Citations of Conflicting Patents

  • Patch Top Closure Member Including a Monoaxially Oriented Film Layer [2]
    • This patent is of an invention similar to the safety seal described in my patent. The purpose of this invention is to seal a container with a plastic seal that is attached using heat. The seal is removed by pulling on a tab that removes part of the seal, using the remaining part to regulate the amount of contents poured.
    • This patent seems to conflict with my patent when it is analyzed using the ruling from Hotchkiss. The ruling from Hotchkiss is that an invention should not be awarded a patent if it is an adaptation that someone of ordinary skill in the craft could have come up with.

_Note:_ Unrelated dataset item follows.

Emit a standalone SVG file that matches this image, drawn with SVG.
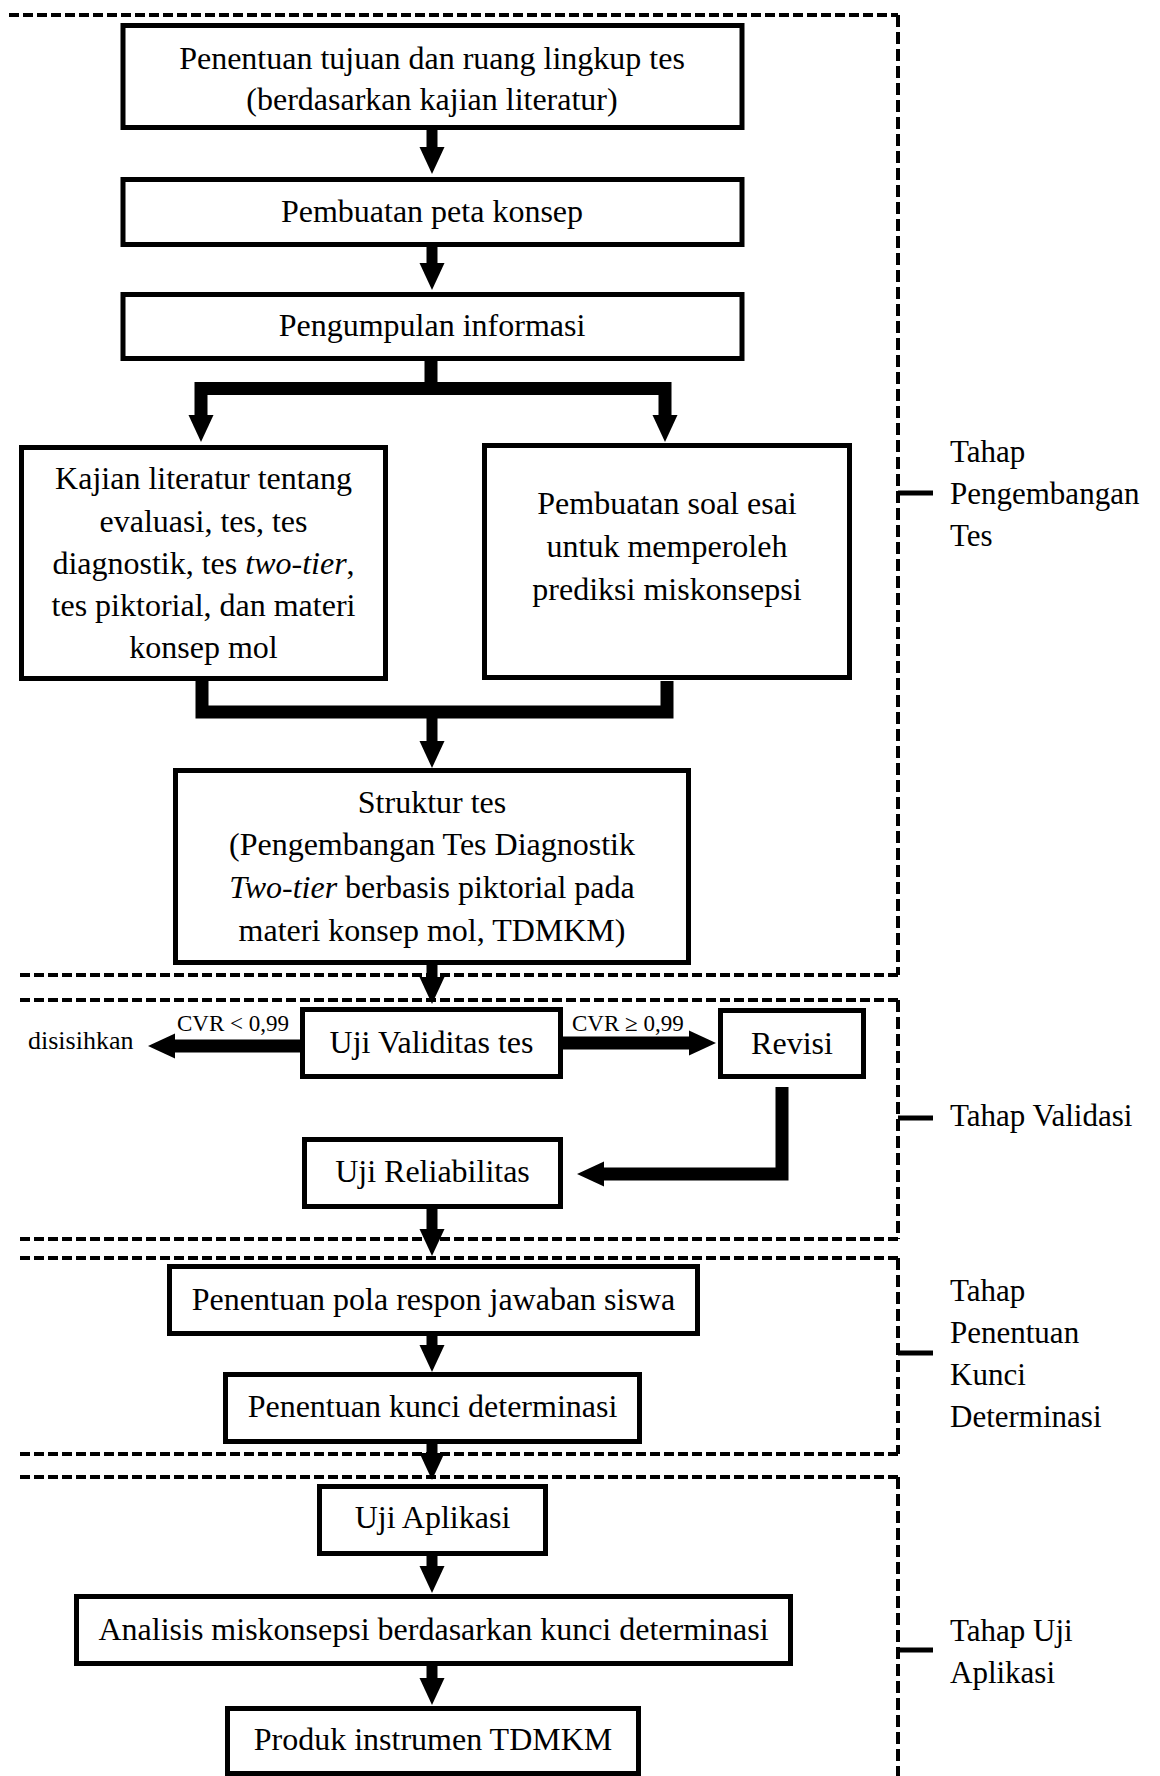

The only differences between my patent and this one are that the seal can be completely torn off, it is used to prevent tampering instead of using it to preserve the contents, and the seal is made of foil in the tamper resistant seal. These are all innovations that could have been come up with easily by any engineer looking to apply a seal to ensure the safety of the contents, and the change of material is exactly what the ruling was about in Hotchkiss.
    • Also, this patent makes my patent obvious being invalid when looked at from the point of view A&P. The A&P case ruled that in order to be issued a patent, an invention can not be the combination of other inventions that simply leads to the sum of the parts. This patent shows a seal with a tab. This, combined with previous foil seals and completely removable seals should lead to my invention having a patent withheld. The sum of these parts leads to exactly what you would expect it to, with is what the A&P case rules as not patentable.
    • Also, the law of 35 USC 103 should make my invention un-patentable. According to the code, if someone of ordinary skill could have easily come up with this idea.
  • Tamper Evident Safety Seal [3]
    • This is a later patent of the safety seal in my patent. This is a seal that also fits under a screw cap that has a double reinforced tab that folds back onto the main seal and fits in place under the cap allowing for the seal to be completely removed when the tab is pulled, with less chance of tearing the tab off due to the extra strength of it.
    • Under the ruling from Hotchkiss, it seems as if this is another invention that would not have received a patent. It is obvious to any skilled mechanic to reinforce the seal with two layers to prevent it from tearing. It is better than my patent, but it in no way required a great investment of thought or ingenuity in coming up with the idea. Also, the way of storing the tab under the cap is also obvious and easy to see for any engineer.
    • With the A&P ruling in mind, it is also very evident that this is not patentable. The seal was already in common use, and everyone has experienced a case in which double ply was stronger and better than single ply. Therefore, the combination of these two ideas is obvious and adds nothing to the sum of the parts. Because of this, I believe it would not be patented if this ruling was applied to it.
    • As far as 35 USC 103, it seems as if any mechanic skilled in the craft (or even not skilled) could have come up with the decisions to add a second layer to the tab to prevent tearing. Everyone has experienced the tab ripping from the seal and felt how frustrating ti can be. So reinforcing the tab is definitely obvious.
  • These analyses show that the standards of nonobviousness have changed in recent times. With these inventions in mind, it seems like any invention that improves upon a previous product or combines previous products can be patented. The inventiveness of these new patents may be minimal, but the usefulness and novelty are great. They are important improvements that did take an investment of time and effort, so exclusive rights were granted to them. It shows that the patent office has become more relaxed with its standards, and the court has allowed this to happen. As we have seen in our lifetimes, this leads to very fast innovation in attempts to improve upon previous designs to try and achieve better products. The importance of nonobviousness of the patent has given way to the novelty and usefulness of it.